Kevin Harvick says timing and sponsorship could lure Kevin Harvick Inc. to Cup
Kevin Harvick doesn’t know if or when Kevin Harvick Inc. would become a NASCAR Sprint Cup team, but Harvick will be ready if the right time – and the right sponsor – comes for his organization to make that step.
Harvick admits the time could be soon, especially considering the current economic climate and the merging of several teams leaving the door open for a young program to make races and establish itself.
“You’re going to see some people come into the sport because it's an opportunity to try to get your Cup team started and try to make it work,” Harvick says.
Do those people include KHI, which has competed in the Truck series since 2002 and in Nationwide since 2004?
"You never can say no,” Harvick says. “I don't have any interest in driving my own car, I know that for sure, but I think it's something that you always think about."
If Harvick and his wife, DeLana, do opt to go Cup racing, they will keep the same philosophy they've used in building their organization. They won’t field a program unless it has funding. Harvick did run some Truck races during the organization’s first year just to get the company off the ground but has resisted the urge to field a car without financial support.
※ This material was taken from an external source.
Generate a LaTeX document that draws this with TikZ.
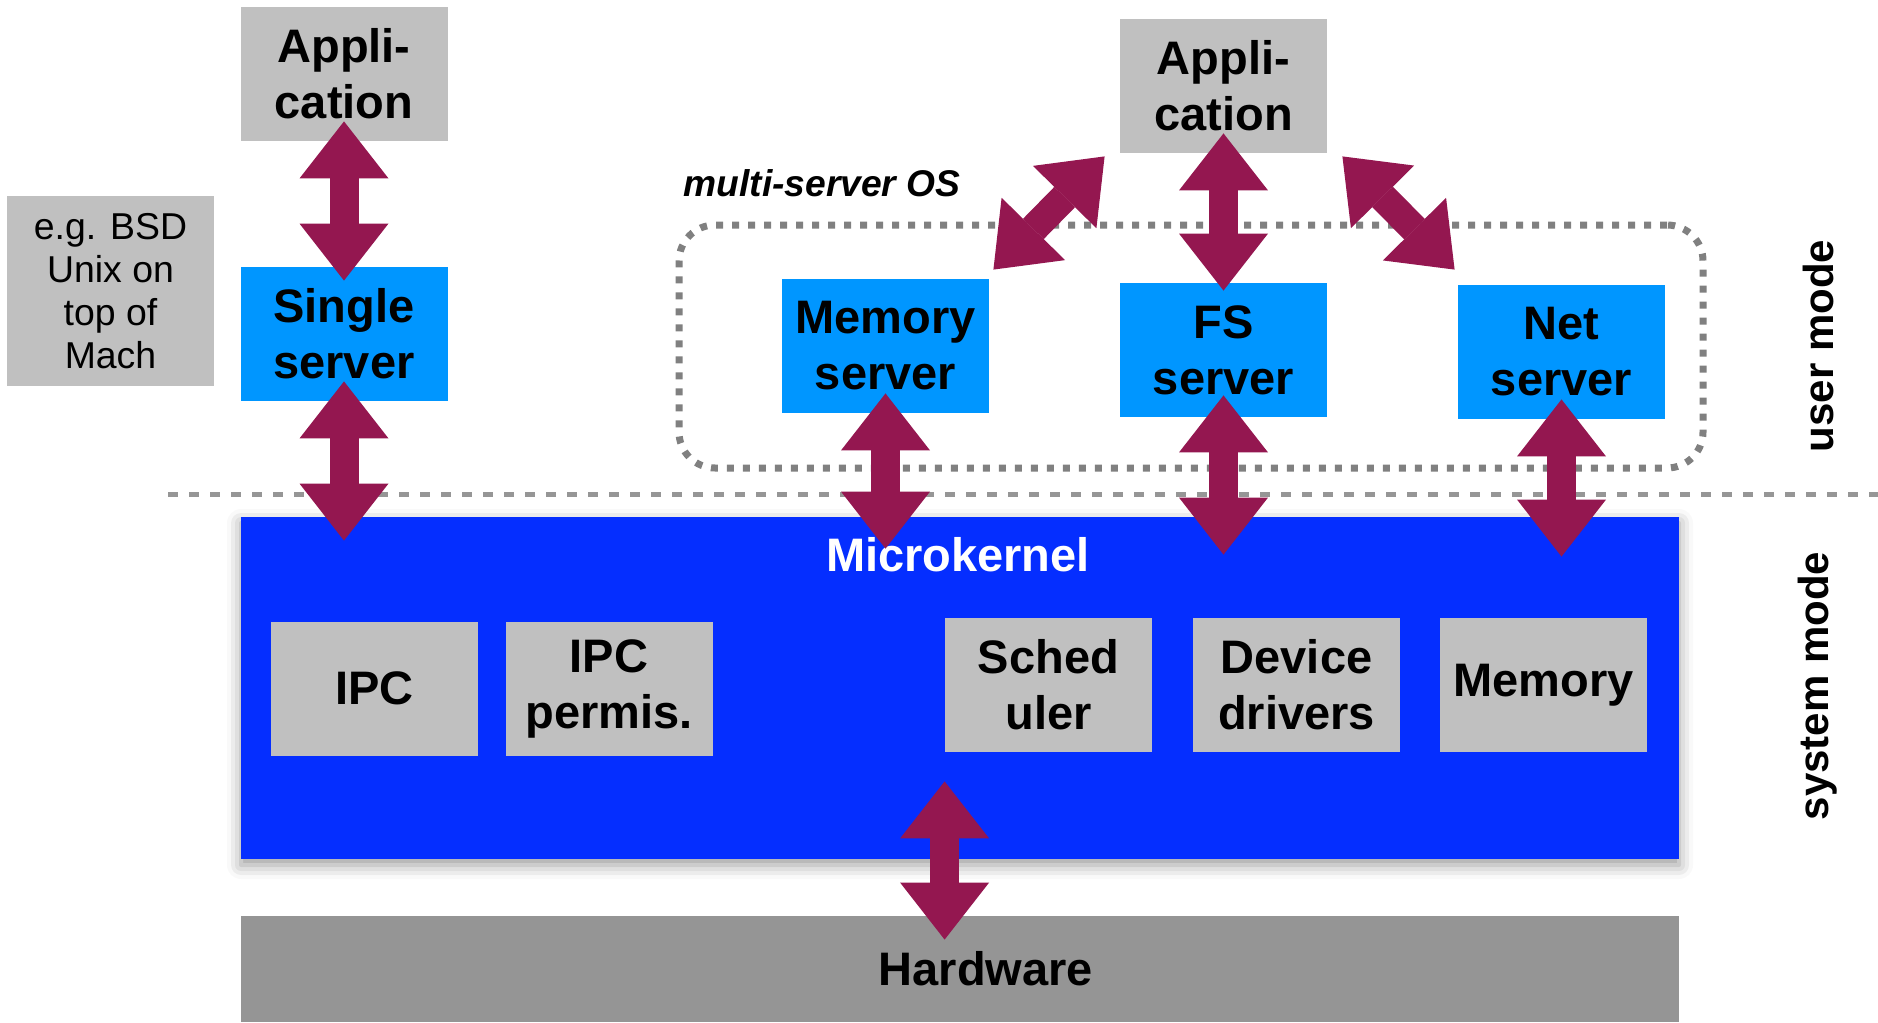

That has been part of Harvick’s success. KHI has 17 wins and the 2007 title in Trucks as well as three wins in Nationwide.
“It’s just going to take the right opportunity to get in [to Cup] from a sponsorship standpoint,” Harvick said. “I think the Trucks and the Nationwide cars have built a foundation for us to do that if the right opportunity ever came about.
“With the people and our shop – all the things are there to do it. It just has got to be timing and I’m not going to do something that is not right [with sponsorship]. Right now, you might have to beef a couple of things up but the foundation is laid for all that stuff.”
For now, Harvick will listen to potential opportunities while also making sure that KHI continues to be run frugally.
“[We’re] just making sure that we're competitive in the market, to put a competitive, affordable program together for our sponsors,” Harvick said. “I think that's probably the biggest thing we've done is adjust a little bit there on pricing.
“When you do that, it effects all the way down and that's how many people you have, how much you're paying for hotel rooms, and it goes from all the way down to the bottom to make sure when you lower that price, you've got to lower your overhead.”
Harvick has watched what has happened to other teams in the garage. He has seen traditional teams such as Dale Earnhardt Inc., Bill Davis Racing and Petty Enterprises merge and virtually lose their identity.
Watching those traditional owners struggle is not a deterrent to owning a Cup team for Harvick.
“From a DEI and a Petty circumstance, you’ve kind of seen the deterioration of those teams coming and this was just the final straw that broke the camel’s back,” Harvick says. “From the outside looking in, I look at opportunity. That’s how we’ve always approached things.”
Those opportunities in this day and age of Cup racing include interested investors in race teams.
“A hedge-fund guy is probably not going to be the right guy to come in the sport,” Harvick says. “The solid owners are the ones who are racers and those are the kind of things that we need in our sport.”
But even a racer such as Richard Childress has an investor, and Chartwell Investments gave Childress the financial means to expand his shop and revitalize his team.
Childress didn’t relinquish control and still is the face of the race team. If Harvick had to stomach and take an investor, it likely would have to be in a fashion similar to that of Childress. Harvick doesn’t seem too interested in going Cup racing if he isn’t in control of the team.
“Everything that we’ve done, we’ve done on our own in our particular organization,” Harvick says. “Cup racing is expensive, but I would hate to give up something that I built. I wouldn’t give up any control. I wouldn‘t do it.”